- RAW RECORDS:
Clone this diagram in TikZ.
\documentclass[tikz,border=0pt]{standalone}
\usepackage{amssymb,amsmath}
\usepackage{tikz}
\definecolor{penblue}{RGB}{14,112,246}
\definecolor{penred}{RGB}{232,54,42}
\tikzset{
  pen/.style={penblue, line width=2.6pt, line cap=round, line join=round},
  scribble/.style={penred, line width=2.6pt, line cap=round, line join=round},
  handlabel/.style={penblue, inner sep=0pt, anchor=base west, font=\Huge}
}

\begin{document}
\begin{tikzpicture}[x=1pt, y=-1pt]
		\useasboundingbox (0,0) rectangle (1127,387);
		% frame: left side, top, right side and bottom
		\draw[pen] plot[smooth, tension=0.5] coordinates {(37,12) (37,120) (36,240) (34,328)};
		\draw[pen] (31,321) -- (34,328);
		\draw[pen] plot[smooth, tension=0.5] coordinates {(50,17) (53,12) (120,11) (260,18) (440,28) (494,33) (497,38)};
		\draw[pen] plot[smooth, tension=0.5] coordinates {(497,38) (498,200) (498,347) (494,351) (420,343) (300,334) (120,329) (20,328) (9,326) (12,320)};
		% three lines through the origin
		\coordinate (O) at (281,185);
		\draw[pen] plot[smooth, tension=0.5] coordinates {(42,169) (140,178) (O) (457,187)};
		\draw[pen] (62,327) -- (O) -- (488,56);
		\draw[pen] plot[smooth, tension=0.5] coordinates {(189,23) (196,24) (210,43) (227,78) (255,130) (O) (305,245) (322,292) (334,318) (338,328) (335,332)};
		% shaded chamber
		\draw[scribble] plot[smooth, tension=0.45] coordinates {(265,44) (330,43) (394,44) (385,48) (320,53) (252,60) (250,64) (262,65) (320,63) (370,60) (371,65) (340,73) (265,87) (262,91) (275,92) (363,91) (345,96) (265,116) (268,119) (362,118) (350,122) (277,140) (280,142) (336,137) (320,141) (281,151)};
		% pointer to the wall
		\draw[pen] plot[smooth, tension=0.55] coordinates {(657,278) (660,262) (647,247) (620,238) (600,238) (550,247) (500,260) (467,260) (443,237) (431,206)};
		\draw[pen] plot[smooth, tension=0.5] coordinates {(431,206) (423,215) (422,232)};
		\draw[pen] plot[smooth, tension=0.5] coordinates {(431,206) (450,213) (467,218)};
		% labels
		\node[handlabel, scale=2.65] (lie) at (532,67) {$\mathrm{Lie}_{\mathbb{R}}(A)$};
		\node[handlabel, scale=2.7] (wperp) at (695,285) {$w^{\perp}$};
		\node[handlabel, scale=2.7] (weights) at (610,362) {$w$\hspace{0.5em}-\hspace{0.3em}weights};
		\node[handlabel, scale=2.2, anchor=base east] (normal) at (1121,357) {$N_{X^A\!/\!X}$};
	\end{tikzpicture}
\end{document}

...

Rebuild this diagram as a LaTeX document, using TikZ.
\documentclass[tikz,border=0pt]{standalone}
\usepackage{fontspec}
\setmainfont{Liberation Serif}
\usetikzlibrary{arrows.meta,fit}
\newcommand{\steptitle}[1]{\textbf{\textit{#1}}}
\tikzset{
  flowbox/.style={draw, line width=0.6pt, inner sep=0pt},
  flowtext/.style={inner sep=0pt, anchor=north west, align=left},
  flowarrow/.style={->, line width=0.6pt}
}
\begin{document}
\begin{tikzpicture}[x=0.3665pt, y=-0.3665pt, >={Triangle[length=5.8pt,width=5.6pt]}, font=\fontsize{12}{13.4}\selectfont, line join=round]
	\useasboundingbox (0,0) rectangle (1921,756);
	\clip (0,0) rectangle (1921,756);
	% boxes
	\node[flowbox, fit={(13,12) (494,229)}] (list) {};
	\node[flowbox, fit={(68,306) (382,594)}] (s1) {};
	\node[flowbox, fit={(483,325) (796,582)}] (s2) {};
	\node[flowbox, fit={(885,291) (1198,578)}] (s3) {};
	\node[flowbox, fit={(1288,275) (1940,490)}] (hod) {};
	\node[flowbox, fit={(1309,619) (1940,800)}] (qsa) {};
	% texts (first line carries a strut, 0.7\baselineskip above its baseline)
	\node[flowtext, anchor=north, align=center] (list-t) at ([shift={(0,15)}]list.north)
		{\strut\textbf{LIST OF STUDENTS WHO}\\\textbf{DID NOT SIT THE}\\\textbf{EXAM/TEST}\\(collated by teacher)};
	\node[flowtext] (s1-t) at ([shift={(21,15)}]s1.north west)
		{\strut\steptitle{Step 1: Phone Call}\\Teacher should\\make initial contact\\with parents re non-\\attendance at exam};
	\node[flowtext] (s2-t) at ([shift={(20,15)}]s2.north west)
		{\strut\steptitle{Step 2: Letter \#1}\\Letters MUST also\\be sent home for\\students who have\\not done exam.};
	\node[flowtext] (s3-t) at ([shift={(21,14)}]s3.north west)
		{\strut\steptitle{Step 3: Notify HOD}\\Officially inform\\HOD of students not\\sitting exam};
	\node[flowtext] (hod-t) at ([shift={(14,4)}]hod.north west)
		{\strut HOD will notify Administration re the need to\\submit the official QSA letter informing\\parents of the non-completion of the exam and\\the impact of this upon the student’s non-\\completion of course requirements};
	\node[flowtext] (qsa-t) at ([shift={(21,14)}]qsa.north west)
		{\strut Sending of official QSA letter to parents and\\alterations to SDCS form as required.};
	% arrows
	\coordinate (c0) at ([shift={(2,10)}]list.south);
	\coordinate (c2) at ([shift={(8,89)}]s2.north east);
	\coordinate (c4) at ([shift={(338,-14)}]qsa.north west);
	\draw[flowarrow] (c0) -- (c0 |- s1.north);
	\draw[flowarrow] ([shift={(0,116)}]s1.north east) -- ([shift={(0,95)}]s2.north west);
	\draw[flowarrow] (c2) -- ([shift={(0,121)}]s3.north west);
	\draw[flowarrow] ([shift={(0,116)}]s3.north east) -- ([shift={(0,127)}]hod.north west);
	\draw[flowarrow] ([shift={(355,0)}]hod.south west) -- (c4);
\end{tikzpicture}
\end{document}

- DESCRIPTION OF THE TASK:
Indicate how many lines of the material contain the string "this", giving the number and nothing more.

- THE OUTPUT:
3